[Written problem]:
Return the data exactly, with all pictures removed.
--- Start ---
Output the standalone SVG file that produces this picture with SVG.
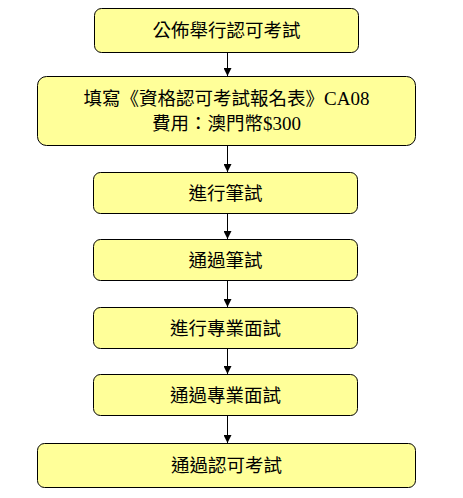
<svg xmlns="http://www.w3.org/2000/svg" width="463" height="498" viewBox="0 0 463 498">
<style>
.n{fill:#ffff99;stroke:#000;stroke-width:1}
.t{font-family:"Noto Sans CJK TC","Noto Sans CJK SC",sans-serif;font-size:18.5px;text-anchor:middle;fill:#000}
.s{font-family:"Liberation Serif","Noto Sans CJK TC",serif;font-size:19px}
.c{stroke:#000;stroke-width:1;fill:none;marker-end:url(#a)}
</style>
<defs><marker id="a" viewBox="0 0 8 8" refX="8" refY="4" markerWidth="8" markerHeight="8" markerUnits="userSpaceOnUse" orient="auto"><path d="M0,0L8,4L0,8z" fill="#000"/></marker></defs>
<rect width="463" height="498" fill="#fff"/>
<g id="connectors">
<line class="c" x1="227.5" y1="53" x2="227.5" y2="76"/>
<line class="c" x1="227.5" y1="146" x2="227.5" y2="172"/>
<line class="c" x1="227.5" y1="214" x2="227.5" y2="239"/>
<line class="c" x1="227.5" y1="281" x2="227.5" y2="307"/>
<line class="c" x1="227.5" y1="349" x2="227.5" y2="374"/>
<line class="c" x1="227.5" y1="416" x2="227.5" y2="443"/>
</g>
<g id="n1"><rect class="n" x="94.5" y="8.5" width="264" height="44" rx="7"/><text class="t" x="226.5" y="37">公佈舉行認可考試</text></g>
<g id="n2"><rect class="n" x="37.5" y="76.5" width="378" height="69" rx="9"/><text class="t" x="226.5" y="105">填寫《資格認可考試報名表》<tspan class="s">CA08</tspan></text><text class="t" x="226.5" y="130">費用：澳門幣<tspan class="s">$300</tspan></text></g>
<g id="n3"><rect class="n" x="93.5" y="172.5" width="264" height="41" rx="7"/><text class="t" x="225.5" y="200">進行筆試</text></g>
<g id="n4"><rect class="n" x="93.5" y="239.5" width="264" height="41" rx="7"/><text class="t" x="225.5" y="267">通過筆試</text></g>
<g id="n5"><rect class="n" x="93.5" y="307.5" width="264" height="41" rx="7"/><text class="t" x="225.5" y="335">進行專業面試</text></g>
<g id="n6"><rect class="n" x="93.5" y="374.5" width="264" height="41" rx="7"/><text class="t" x="225.5" y="402">通過專業面試</text></g>
<g id="n7"><rect class="n" x="37.5" y="443.5" width="378" height="44" rx="7"/><text class="t" x="226.5" y="472">通過認可考試</text></g>
</svg>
--- End ---
[The response]:
Output the standalone SVG file that produces this picture with SVG.
<svg xmlns="http://www.w3.org/2000/svg" width="463" height="498" viewBox="0 0 463 498">
<style>
.n{fill:#ffff99;stroke:#000;stroke-width:1}
.t{font-family:"Noto Sans CJK TC","Noto Sans CJK SC",sans-serif;font-size:18.5px;text-anchor:middle;fill:#000}
.s{font-family:"Liberation Serif","Noto Sans CJK TC",serif;font-size:19px}
.c{stroke:#000;stroke-width:1;fill:none;marker-end:url(#a)}
</style>
<defs><marker id="a" viewBox="0 0 8 8" refX="8" refY="4" markerWidth="8" markerHeight="8" markerUnits="userSpaceOnUse" orient="auto"><path d="M0,0L8,4L0,8z" fill="#000"/></marker></defs>
<rect width="463" height="498" fill="#fff"/>
<g id="connectors">
<line class="c" x1="227.5" y1="53" x2="227.5" y2="76"/>
<line class="c" x1="227.5" y1="146" x2="227.5" y2="172"/>
<line class="c" x1="227.5" y1="214" x2="227.5" y2="239"/>
<line class="c" x1="227.5" y1="281" x2="227.5" y2="307"/>
<line class="c" x1="227.5" y1="349" x2="227.5" y2="374"/>
<line class="c" x1="227.5" y1="416" x2="227.5" y2="443"/>
</g>
<g id="n1"><rect class="n" x="94.5" y="8.5" width="264" height="44" rx="7"/><text class="t" x="226.5" y="37">公佈舉行認可考試</text></g>
<g id="n2"><rect class="n" x="37.5" y="76.5" width="378" height="69" rx="9"/><text class="t" x="226.5" y="105">填寫《資格認可考試報名表》<tspan class="s">CA08</tspan></text><text class="t" x="226.5" y="130">費用：澳門幣<tspan class="s">$300</tspan></text></g>
<g id="n3"><rect class="n" x="93.5" y="172.5" width="264" height="41" rx="7"/><text class="t" x="225.5" y="200">進行筆試</text></g>
<g id="n4"><rect class="n" x="93.5" y="239.5" width="264" height="41" rx="7"/><text class="t" x="225.5" y="267">通過筆試</text></g>
<g id="n5"><rect class="n" x="93.5" y="307.5" width="264" height="41" rx="7"/><text class="t" x="225.5" y="335">進行專業面試</text></g>
<g id="n6"><rect class="n" x="93.5" y="374.5" width="264" height="41" rx="7"/><text class="t" x="225.5" y="402">通過專業面試</text></g>
<g id="n7"><rect class="n" x="37.5" y="443.5" width="378" height="44" rx="7"/><text class="t" x="226.5" y="472">通過認可考試</text></g>
</svg>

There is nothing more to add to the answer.